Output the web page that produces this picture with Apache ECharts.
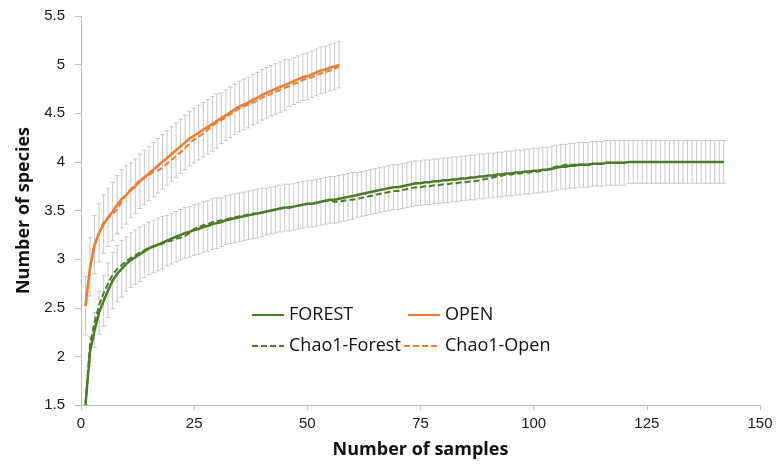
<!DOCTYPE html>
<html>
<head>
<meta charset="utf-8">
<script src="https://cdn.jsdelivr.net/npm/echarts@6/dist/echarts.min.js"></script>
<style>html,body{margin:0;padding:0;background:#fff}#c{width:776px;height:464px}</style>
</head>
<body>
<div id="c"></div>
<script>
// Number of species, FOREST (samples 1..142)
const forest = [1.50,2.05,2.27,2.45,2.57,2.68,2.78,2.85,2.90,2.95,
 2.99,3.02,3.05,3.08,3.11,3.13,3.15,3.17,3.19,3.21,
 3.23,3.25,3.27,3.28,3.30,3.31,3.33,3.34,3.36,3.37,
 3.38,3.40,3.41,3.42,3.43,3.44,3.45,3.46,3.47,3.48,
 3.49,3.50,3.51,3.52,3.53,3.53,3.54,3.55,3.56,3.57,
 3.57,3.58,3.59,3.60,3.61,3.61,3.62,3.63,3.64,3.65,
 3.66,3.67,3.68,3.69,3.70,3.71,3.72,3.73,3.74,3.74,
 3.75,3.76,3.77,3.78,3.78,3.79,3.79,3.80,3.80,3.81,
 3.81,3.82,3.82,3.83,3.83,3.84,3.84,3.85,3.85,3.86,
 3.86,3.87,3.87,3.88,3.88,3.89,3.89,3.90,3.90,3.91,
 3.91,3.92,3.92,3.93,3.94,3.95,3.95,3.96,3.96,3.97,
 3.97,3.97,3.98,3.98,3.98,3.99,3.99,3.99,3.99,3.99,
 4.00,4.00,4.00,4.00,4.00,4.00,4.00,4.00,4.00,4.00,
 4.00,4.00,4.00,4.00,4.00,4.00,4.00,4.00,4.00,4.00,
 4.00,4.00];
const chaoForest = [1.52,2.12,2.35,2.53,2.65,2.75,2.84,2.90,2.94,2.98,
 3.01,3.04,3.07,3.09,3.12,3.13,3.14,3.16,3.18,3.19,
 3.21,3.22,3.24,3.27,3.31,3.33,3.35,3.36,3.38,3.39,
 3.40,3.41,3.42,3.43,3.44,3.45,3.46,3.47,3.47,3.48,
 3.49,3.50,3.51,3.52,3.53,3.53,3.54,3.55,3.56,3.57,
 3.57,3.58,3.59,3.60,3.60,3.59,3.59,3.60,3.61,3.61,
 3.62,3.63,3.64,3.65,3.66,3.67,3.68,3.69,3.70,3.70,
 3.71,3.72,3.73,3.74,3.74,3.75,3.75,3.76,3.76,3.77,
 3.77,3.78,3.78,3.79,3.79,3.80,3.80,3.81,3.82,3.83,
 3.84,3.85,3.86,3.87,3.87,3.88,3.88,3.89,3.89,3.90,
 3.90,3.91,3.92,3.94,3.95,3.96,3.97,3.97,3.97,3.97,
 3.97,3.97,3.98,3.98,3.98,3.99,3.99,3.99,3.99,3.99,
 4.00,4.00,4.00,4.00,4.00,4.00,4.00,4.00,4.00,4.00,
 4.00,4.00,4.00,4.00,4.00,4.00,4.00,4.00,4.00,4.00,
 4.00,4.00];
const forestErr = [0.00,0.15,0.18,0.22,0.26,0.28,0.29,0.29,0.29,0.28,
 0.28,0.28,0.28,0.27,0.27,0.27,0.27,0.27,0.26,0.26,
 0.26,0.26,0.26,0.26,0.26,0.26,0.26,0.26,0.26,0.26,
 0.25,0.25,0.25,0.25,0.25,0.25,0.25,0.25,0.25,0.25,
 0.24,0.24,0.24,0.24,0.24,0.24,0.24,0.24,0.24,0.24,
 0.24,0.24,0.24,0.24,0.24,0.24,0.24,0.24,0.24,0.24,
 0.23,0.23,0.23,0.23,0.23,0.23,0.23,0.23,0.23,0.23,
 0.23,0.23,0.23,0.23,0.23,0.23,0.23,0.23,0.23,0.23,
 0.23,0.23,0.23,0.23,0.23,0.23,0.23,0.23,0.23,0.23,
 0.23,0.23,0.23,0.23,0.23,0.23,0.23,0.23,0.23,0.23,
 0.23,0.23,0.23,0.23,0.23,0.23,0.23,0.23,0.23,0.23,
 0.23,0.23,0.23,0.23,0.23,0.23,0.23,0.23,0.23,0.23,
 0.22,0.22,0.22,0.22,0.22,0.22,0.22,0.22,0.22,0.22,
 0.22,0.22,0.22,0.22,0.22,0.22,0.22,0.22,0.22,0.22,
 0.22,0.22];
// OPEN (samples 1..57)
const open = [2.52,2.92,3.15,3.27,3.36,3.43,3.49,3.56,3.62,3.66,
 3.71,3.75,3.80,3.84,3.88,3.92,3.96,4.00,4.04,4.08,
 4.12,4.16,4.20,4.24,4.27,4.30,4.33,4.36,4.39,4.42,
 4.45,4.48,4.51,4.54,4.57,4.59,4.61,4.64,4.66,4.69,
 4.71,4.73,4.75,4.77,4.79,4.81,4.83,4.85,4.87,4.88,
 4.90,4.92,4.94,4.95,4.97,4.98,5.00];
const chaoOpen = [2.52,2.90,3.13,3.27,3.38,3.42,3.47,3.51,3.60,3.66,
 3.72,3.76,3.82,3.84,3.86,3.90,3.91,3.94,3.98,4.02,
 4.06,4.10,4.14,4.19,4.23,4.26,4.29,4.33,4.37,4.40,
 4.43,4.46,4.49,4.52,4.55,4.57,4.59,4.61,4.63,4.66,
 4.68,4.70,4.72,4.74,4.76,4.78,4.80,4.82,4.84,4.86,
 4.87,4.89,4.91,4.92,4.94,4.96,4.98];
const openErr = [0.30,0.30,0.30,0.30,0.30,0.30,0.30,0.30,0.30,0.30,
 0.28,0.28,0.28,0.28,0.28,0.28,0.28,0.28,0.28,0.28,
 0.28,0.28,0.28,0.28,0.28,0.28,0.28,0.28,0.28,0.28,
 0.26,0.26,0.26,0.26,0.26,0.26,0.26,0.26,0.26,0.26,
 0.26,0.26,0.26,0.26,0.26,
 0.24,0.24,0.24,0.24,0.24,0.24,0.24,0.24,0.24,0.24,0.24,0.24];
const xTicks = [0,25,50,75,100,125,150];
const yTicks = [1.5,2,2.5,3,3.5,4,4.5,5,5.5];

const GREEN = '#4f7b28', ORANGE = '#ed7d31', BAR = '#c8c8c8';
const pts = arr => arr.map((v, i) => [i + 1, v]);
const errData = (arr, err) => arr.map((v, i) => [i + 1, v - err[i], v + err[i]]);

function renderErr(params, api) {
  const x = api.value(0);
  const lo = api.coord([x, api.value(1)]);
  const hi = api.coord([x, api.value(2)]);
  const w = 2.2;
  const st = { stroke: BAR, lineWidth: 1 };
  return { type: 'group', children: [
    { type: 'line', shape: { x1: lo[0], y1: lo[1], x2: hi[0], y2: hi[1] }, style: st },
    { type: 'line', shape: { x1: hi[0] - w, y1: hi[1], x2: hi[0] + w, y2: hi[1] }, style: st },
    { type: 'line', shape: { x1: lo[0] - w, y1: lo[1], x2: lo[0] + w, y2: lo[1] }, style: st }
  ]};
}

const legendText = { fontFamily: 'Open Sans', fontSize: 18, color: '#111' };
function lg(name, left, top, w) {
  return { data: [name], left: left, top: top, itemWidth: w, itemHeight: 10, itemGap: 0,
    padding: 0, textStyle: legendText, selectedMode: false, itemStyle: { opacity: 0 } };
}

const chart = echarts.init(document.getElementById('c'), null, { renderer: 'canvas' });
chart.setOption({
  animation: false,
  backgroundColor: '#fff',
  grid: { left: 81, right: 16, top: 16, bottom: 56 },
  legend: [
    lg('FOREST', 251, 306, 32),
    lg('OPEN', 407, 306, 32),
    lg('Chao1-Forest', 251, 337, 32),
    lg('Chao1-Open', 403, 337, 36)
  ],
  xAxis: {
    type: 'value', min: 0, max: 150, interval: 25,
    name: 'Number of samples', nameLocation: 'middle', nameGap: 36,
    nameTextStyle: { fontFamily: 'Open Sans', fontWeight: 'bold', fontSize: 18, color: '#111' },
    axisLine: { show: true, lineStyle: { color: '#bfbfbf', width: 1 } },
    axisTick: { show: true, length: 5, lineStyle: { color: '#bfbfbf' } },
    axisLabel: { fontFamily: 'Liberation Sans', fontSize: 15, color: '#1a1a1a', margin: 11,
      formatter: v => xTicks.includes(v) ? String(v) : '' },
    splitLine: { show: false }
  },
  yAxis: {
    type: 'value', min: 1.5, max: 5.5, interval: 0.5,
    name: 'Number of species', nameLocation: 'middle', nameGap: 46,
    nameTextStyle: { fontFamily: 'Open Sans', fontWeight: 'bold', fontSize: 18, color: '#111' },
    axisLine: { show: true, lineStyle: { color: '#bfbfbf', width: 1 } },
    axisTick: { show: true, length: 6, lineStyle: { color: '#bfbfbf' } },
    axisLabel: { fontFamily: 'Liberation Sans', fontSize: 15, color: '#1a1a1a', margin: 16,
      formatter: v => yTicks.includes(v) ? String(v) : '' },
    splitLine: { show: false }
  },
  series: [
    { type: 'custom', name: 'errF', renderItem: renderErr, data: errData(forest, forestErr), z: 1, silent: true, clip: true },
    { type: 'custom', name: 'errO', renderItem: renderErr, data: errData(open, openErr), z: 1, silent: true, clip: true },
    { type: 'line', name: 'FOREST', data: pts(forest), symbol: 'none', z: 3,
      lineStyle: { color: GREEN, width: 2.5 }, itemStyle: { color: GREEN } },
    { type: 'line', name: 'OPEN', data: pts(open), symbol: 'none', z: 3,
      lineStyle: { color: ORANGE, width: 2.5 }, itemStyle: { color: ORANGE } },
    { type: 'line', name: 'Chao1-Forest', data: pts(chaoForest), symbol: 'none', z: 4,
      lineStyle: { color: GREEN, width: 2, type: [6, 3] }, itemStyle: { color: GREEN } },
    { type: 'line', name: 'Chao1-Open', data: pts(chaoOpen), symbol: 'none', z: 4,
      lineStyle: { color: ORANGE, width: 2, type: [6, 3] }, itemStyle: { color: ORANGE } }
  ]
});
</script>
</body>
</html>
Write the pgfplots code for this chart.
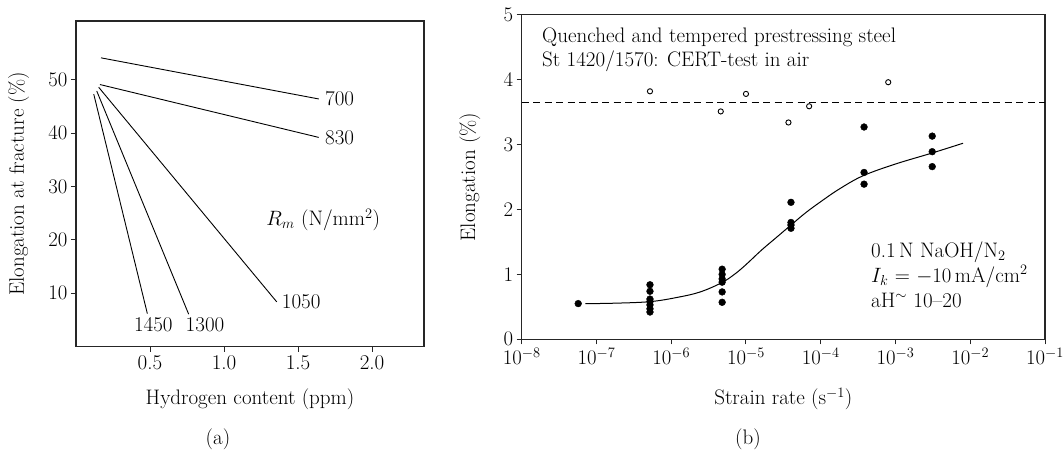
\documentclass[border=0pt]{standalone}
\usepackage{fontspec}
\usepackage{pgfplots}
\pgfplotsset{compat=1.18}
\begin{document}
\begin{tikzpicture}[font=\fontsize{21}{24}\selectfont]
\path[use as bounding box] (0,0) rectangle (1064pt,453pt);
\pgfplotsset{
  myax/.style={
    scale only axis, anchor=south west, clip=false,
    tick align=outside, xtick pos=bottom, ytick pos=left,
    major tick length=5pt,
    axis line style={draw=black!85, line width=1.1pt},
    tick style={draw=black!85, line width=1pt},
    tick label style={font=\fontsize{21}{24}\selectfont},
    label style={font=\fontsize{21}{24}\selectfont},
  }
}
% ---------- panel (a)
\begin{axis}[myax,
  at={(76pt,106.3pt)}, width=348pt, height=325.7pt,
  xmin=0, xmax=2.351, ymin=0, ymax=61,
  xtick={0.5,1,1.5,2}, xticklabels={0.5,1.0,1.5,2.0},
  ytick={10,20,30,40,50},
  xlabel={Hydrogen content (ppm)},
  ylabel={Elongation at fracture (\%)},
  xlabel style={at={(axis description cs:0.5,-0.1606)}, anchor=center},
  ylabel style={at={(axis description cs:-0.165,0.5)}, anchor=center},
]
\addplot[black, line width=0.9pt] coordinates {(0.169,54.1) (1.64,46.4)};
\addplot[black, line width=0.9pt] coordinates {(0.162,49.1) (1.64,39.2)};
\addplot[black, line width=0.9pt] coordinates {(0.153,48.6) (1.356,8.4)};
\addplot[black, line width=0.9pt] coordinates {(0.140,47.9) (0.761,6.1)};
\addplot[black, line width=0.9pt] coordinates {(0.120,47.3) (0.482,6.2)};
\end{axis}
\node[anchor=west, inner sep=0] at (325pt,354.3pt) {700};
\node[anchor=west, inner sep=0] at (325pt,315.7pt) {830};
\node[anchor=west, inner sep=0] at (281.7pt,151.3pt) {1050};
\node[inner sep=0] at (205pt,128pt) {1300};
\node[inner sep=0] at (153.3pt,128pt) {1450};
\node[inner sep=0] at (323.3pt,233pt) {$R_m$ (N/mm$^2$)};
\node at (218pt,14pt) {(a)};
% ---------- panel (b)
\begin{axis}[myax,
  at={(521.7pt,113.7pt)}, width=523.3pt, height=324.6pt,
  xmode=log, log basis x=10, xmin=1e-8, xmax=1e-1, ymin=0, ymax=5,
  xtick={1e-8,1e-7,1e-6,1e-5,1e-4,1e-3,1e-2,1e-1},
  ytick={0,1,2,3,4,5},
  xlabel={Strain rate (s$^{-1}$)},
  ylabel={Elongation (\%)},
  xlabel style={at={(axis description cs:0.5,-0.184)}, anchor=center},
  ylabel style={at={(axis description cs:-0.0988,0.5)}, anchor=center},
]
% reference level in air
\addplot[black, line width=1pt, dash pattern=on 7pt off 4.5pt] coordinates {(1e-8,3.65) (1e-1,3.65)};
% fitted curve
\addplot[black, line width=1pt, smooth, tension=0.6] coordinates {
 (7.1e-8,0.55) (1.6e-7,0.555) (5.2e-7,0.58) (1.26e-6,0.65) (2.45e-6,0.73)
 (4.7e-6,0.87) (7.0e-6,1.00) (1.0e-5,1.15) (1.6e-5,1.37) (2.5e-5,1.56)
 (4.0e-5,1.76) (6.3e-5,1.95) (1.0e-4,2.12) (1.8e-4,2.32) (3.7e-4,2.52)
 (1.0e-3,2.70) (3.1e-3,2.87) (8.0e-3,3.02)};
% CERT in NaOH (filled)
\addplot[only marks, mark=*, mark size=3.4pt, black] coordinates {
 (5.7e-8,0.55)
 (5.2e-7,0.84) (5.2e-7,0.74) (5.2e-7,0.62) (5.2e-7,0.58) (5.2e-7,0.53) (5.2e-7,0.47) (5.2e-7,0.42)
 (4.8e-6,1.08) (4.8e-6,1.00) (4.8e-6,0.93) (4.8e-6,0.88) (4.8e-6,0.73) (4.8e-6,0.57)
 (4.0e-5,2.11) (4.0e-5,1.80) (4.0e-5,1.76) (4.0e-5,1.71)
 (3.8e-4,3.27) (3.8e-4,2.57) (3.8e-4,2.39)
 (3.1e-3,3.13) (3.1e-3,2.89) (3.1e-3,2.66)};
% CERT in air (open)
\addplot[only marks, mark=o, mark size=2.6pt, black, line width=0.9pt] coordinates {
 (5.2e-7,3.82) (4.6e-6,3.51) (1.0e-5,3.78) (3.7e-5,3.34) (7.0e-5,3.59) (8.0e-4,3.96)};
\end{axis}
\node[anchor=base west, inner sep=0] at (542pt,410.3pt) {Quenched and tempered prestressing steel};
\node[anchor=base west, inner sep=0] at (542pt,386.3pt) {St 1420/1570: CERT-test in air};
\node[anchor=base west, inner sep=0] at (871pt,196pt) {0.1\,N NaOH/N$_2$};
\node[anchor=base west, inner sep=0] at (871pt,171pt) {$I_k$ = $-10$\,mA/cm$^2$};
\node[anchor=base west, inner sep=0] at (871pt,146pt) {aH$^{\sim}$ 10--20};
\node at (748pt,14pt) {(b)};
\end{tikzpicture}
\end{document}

****

*Request*:
Report each line of the material above where the word "this" appears.

*Solution to the exercise*:
Output the web page that produces this picture with Apache ECharts.
Write the pgfplots code for this chart.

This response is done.